• **Problem**:
Write the lines out again, from the top of the material to the line containing "const yTicks = [100, 120, 140, 160];", pictures excluded.

• **Collected data**:
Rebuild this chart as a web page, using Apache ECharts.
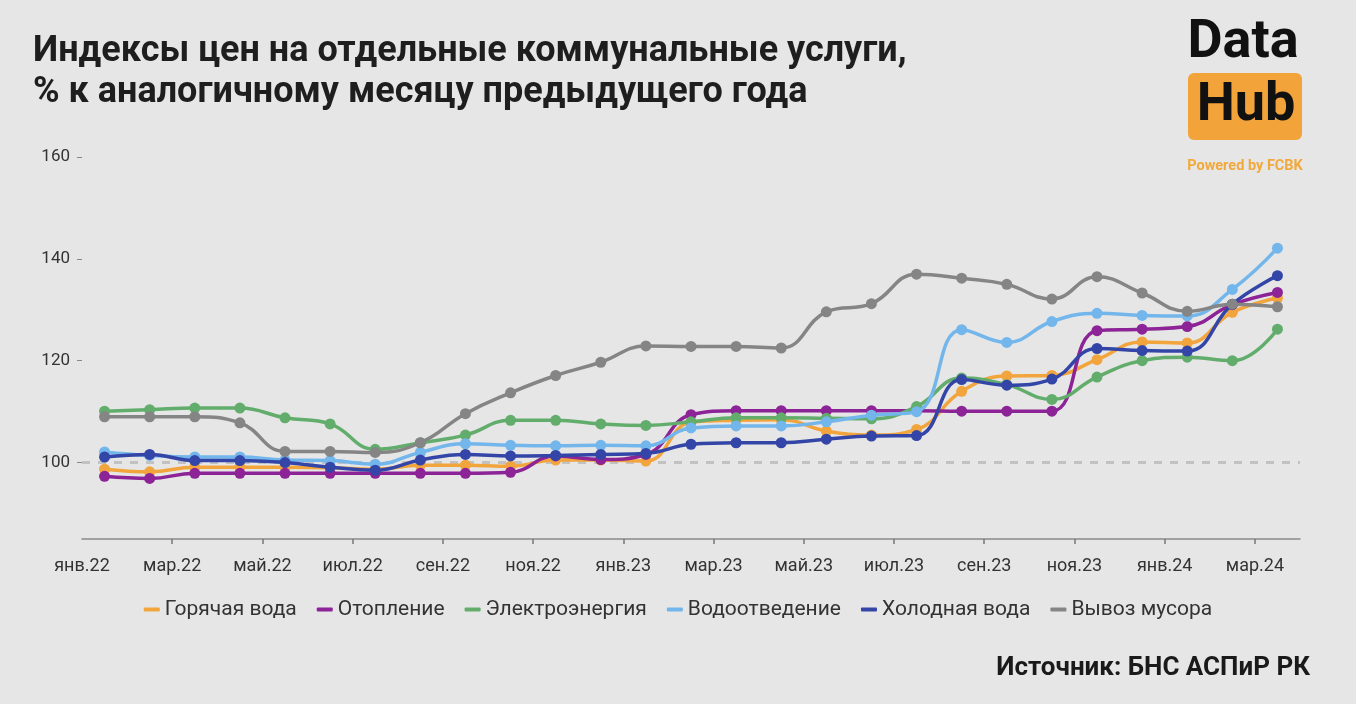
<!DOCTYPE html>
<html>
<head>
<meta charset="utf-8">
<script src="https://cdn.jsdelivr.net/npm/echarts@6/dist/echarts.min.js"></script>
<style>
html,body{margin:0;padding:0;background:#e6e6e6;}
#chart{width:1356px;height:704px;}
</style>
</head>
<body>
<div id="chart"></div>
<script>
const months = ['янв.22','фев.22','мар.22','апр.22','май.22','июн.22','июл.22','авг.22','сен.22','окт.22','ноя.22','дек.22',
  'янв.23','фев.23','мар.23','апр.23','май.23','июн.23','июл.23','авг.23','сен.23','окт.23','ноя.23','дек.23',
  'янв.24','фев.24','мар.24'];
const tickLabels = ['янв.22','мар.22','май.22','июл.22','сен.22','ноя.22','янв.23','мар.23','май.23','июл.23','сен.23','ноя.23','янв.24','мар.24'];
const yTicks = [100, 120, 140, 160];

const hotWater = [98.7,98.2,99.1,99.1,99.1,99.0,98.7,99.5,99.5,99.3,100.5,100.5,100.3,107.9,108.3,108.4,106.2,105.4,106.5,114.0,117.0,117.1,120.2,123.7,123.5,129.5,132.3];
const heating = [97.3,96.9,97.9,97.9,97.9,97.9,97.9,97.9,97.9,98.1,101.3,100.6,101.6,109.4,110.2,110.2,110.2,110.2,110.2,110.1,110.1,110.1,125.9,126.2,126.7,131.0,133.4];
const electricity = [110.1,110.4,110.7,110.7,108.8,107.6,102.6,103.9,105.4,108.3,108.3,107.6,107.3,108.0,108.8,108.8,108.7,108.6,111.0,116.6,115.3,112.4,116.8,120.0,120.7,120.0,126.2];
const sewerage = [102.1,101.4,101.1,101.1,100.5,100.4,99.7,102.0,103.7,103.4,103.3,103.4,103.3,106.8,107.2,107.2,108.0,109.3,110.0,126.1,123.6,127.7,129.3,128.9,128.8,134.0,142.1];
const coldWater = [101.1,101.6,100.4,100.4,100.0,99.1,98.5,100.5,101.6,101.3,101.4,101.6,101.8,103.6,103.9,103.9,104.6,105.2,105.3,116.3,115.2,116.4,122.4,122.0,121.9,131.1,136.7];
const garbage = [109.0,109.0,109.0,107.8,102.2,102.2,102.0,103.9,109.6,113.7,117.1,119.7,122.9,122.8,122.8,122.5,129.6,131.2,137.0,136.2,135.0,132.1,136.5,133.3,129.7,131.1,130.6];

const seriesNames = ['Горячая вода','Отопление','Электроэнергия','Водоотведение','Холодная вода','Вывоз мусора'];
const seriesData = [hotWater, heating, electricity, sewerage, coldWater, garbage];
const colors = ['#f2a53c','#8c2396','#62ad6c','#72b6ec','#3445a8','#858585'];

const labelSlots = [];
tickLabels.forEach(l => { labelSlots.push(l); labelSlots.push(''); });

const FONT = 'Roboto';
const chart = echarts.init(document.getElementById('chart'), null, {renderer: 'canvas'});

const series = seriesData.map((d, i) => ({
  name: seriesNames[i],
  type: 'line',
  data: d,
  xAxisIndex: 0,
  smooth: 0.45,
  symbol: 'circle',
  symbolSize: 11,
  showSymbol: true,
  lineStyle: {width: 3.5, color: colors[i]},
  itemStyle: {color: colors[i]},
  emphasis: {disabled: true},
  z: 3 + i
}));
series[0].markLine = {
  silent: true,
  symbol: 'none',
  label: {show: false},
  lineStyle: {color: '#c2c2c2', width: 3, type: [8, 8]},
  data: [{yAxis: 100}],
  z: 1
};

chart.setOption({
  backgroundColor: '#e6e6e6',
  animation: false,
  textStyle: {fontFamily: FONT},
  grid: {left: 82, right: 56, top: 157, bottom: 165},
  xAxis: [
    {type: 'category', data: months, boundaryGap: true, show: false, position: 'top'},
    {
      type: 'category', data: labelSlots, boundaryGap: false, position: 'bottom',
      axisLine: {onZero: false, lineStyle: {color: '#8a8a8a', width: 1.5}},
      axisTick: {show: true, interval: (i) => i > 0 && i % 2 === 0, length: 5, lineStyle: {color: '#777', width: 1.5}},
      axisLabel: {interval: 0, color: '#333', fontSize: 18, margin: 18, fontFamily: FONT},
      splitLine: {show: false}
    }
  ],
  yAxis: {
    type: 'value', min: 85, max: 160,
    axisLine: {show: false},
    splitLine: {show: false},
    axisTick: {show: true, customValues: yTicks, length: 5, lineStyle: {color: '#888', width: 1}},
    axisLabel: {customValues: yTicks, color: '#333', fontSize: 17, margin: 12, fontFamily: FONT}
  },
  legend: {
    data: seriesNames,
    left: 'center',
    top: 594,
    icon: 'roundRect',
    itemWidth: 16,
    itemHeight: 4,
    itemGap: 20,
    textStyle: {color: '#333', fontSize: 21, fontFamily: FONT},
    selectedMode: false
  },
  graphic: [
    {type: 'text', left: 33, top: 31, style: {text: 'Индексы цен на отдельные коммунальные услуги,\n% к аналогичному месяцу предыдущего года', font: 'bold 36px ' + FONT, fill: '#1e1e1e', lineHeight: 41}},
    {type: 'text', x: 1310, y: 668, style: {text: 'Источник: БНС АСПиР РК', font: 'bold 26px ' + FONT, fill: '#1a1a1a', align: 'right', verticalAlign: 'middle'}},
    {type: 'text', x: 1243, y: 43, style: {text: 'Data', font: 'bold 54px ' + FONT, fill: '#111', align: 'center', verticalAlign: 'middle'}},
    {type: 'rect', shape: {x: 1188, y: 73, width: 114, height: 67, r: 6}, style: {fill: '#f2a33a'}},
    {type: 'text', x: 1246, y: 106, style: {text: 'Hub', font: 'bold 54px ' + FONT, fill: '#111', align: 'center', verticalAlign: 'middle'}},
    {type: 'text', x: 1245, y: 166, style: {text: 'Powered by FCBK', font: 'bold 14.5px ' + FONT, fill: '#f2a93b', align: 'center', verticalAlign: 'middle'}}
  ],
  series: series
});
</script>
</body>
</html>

• **Solution**:
Rebuild this chart as a web page, using Apache ECharts.
<!DOCTYPE html>
<html>
<head>
<meta charset="utf-8">
<script src="https://cdn.jsdelivr.net/npm/echarts@6/dist/echarts.min.js"></script>
<style>
html,body{margin:0;padding:0;background:#e6e6e6;}
#chart{width:1356px;height:704px;}
</style>
</head>
<body>
<div id="chart"></div>
<script>
const months = ['янв.22','фев.22','мар.22','апр.22','май.22','июн.22','июл.22','авг.22','сен.22','окт.22','ноя.22','дек.22',
  'янв.23','фев.23','мар.23','апр.23','май.23','июн.23','июл.23','авг.23','сен.23','окт.23','ноя.23','дек.23',
  'янв.24','фев.24','мар.24'];
const tickLabels = ['янв.22','мар.22','май.22','июл.22','сен.22','ноя.22','янв.23','мар.23','май.23','июл.23','сен.23','ноя.23','янв.24','мар.24'];
const yTicks = [100, 120, 140, 160];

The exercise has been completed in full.